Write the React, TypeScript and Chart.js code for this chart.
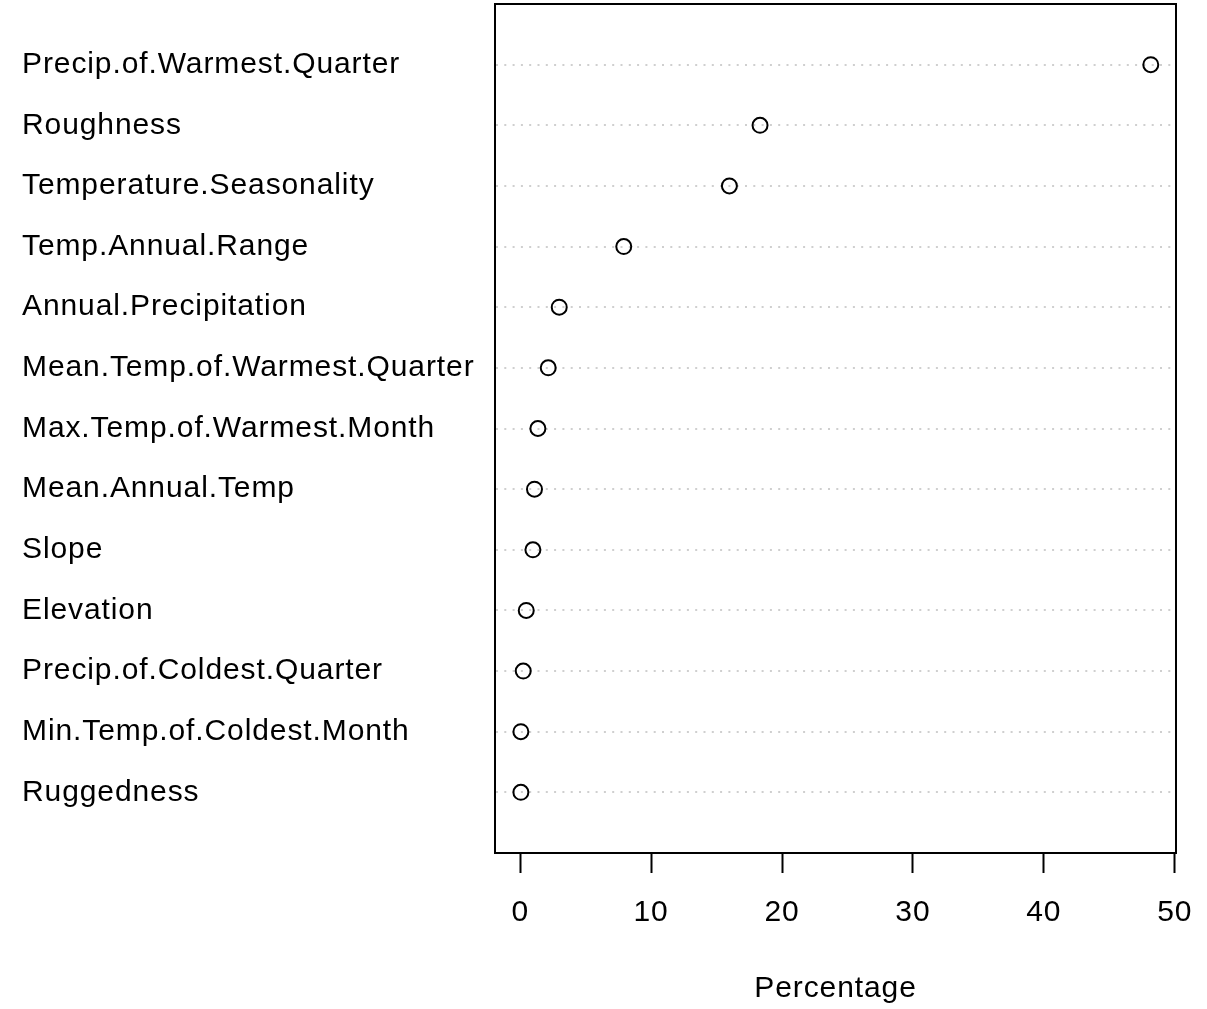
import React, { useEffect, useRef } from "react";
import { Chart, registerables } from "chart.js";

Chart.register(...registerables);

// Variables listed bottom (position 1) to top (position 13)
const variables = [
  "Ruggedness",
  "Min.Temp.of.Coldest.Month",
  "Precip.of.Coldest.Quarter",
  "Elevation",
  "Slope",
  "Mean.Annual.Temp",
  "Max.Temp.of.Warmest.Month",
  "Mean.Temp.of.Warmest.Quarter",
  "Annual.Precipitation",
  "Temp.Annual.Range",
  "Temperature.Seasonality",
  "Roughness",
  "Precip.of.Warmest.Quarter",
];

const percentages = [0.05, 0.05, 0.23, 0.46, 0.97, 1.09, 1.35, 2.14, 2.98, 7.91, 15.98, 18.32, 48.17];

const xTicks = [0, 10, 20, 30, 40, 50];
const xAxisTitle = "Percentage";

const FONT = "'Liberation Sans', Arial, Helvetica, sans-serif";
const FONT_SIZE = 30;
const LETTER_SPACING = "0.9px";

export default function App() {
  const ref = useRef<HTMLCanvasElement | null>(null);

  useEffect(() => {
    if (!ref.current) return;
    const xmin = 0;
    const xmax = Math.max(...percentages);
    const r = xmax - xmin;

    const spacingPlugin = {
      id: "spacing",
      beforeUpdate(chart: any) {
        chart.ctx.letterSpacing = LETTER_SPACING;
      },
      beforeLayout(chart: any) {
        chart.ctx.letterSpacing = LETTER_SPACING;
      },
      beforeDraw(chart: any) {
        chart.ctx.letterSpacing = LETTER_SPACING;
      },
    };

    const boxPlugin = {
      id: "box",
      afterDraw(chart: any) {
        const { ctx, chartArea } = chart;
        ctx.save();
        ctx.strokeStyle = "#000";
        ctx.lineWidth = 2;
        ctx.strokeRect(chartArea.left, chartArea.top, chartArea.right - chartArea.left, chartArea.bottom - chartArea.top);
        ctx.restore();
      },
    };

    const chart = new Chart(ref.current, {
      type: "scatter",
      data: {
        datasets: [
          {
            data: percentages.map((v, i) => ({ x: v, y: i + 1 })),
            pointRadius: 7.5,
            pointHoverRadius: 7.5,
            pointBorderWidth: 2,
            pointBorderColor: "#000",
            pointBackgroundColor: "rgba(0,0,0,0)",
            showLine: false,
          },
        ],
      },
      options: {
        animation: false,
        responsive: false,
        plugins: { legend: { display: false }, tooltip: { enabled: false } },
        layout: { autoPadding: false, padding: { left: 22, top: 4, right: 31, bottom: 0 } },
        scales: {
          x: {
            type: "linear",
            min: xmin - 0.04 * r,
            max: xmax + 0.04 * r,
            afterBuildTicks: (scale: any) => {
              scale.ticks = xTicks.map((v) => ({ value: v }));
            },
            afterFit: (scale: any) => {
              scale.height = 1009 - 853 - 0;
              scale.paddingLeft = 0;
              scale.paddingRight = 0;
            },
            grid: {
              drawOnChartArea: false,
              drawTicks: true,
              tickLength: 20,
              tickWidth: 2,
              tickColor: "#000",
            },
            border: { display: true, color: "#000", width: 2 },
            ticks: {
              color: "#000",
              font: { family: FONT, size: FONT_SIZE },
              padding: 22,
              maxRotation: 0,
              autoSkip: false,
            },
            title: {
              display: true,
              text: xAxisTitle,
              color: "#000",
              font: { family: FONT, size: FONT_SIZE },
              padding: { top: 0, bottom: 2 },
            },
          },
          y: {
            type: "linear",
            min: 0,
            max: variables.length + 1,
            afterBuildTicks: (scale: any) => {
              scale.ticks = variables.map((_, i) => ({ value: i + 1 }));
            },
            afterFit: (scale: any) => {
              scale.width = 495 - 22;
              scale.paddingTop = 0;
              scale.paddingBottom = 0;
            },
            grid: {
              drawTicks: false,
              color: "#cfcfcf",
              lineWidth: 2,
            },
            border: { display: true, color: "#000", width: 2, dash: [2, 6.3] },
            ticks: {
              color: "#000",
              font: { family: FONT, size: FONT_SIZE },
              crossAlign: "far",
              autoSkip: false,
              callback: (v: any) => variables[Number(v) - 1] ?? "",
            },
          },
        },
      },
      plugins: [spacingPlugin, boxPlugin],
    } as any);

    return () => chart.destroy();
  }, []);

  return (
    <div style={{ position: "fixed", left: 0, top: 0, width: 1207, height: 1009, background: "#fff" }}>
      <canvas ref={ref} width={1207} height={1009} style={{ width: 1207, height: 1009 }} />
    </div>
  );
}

### Directions for this task
Set down the material above as is, without any pictures.

### Expected output
Write the React, TypeScript and Chart.js code for this chart.
import React, { useEffect, useRef } from "react";
import { Chart, registerables } from "chart.js";

Chart.register(...registerables);

// Variables listed bottom (position 1) to top (position 13)
const variables = [
  "Ruggedness",
  "Min.Temp.of.Coldest.Month",
  "Precip.of.Coldest.Quarter",
  "Elevation",
  "Slope",
  "Mean.Annual.Temp",
  "Max.Temp.of.Warmest.Month",
  "Mean.Temp.of.Warmest.Quarter",
  "Annual.Precipitation",
  "Temp.Annual.Range",
  "Temperature.Seasonality",
  "Roughness",
  "Precip.of.Warmest.Quarter",
];

const percentages = [0.05, 0.05, 0.23, 0.46, 0.97, 1.09, 1.35, 2.14, 2.98, 7.91, 15.98, 18.32, 48.17];

const xTicks = [0, 10, 20, 30, 40, 50];
const xAxisTitle = "Percentage";

const FONT = "'Liberation Sans', Arial, Helvetica, sans-serif";
const FONT_SIZE = 30;
const LETTER_SPACING = "0.9px";

export default function App() {
  const ref = useRef<HTMLCanvasElement | null>(null);

  useEffect(() => {
    if (!ref.current) return;
    const xmin = 0;
    const xmax = Math.max(...percentages);
    const r = xmax - xmin;

    const spacingPlugin = {
      id: "spacing",
      beforeUpdate(chart: any) {
        chart.ctx.letterSpacing = LETTER_SPACING;
      },
      beforeLayout(chart: any) {
        chart.ctx.letterSpacing = LETTER_SPACING;
      },
      beforeDraw(chart: any) {
        chart.ctx.letterSpacing = LETTER_SPACING;
      },
    };

    const boxPlugin = {
      id: "box",
      afterDraw(chart: any) {
        const { ctx, chartArea } = chart;
        ctx.save();
        ctx.strokeStyle = "#000";
        ctx.lineWidth = 2;
        ctx.strokeRect(chartArea.left, chartArea.top, chartArea.right - chartArea.left, chartArea.bottom - chartArea.top);
        ctx.restore();
      },
    };

    const chart = new Chart(ref.current, {
      type: "scatter",
      data: {
        datasets: [
          {
            data: percentages.map((v, i) => ({ x: v, y: i + 1 })),
            pointRadius: 7.5,
            pointHoverRadius: 7.5,
            pointBorderWidth: 2,
            pointBorderColor: "#000",
            pointBackgroundColor: "rgba(0,0,0,0)",
            showLine: false,
          },
        ],
      },
      options: {
        animation: false,
        responsive: false,
        plugins: { legend: { display: false }, tooltip: { enabled: false } },
        layout: { autoPadding: false, padding: { left: 22, top: 4, right: 31, bottom: 0 } },
        scales: {
          x: {
            type: "linear",
            min: xmin - 0.04 * r,
            max: xmax + 0.04 * r,
            afterBuildTicks: (scale: any) => {
              scale.ticks = xTicks.map((v) => ({ value: v }));
            },
            afterFit: (scale: any) => {
              scale.height = 1009 - 853 - 0;
              scale.paddingLeft = 0;
              scale.paddingRight = 0;
            },
            grid: {
              drawOnChartArea: false,
              drawTicks: true,
              tickLength: 20,
              tickWidth: 2,
              tickColor: "#000",
            },
            border: { display: true, color: "#000", width: 2 },
            ticks: {
              color: "#000",
              font: { family: FONT, size: FONT_SIZE },
              padding: 22,
              maxRotation: 0,
              autoSkip: false,
            },
            title: {
              display: true,
              text: xAxisTitle,
              color: "#000",
              font: { family: FONT, size: FONT_SIZE },
              padding: { top: 0, bottom: 2 },
            },
          },
          y: {
            type: "linear",
            min: 0,
            max: variables.length + 1,
            afterBuildTicks: (scale: any) => {
              scale.ticks = variables.map((_, i) => ({ value: i + 1 }));
            },
            afterFit: (scale: any) => {
              scale.width = 495 - 22;
              scale.paddingTop = 0;
              scale.paddingBottom = 0;
            },
            grid: {
              drawTicks: false,
              color: "#cfcfcf",
              lineWidth: 2,
            },
            border: { display: true, color: "#000", width: 2, dash: [2, 6.3] },
            ticks: {
              color: "#000",
              font: { family: FONT, size: FONT_SIZE },
              crossAlign: "far",
              autoSkip: false,
              callback: (v: any) => variables[Number(v) - 1] ?? "",
            },
          },
        },
      },
      plugins: [spacingPlugin, boxPlugin],
    } as any);

    return () => chart.destroy();
  }, []);

  return (
    <div style={{ position: "fixed", left: 0, top: 0, width: 1207, height: 1009, background: "#fff" }}>
      <canvas ref={ref} width={1207} height={1009} style={{ width: 1207, height: 1009 }} />
    </div>
  );
}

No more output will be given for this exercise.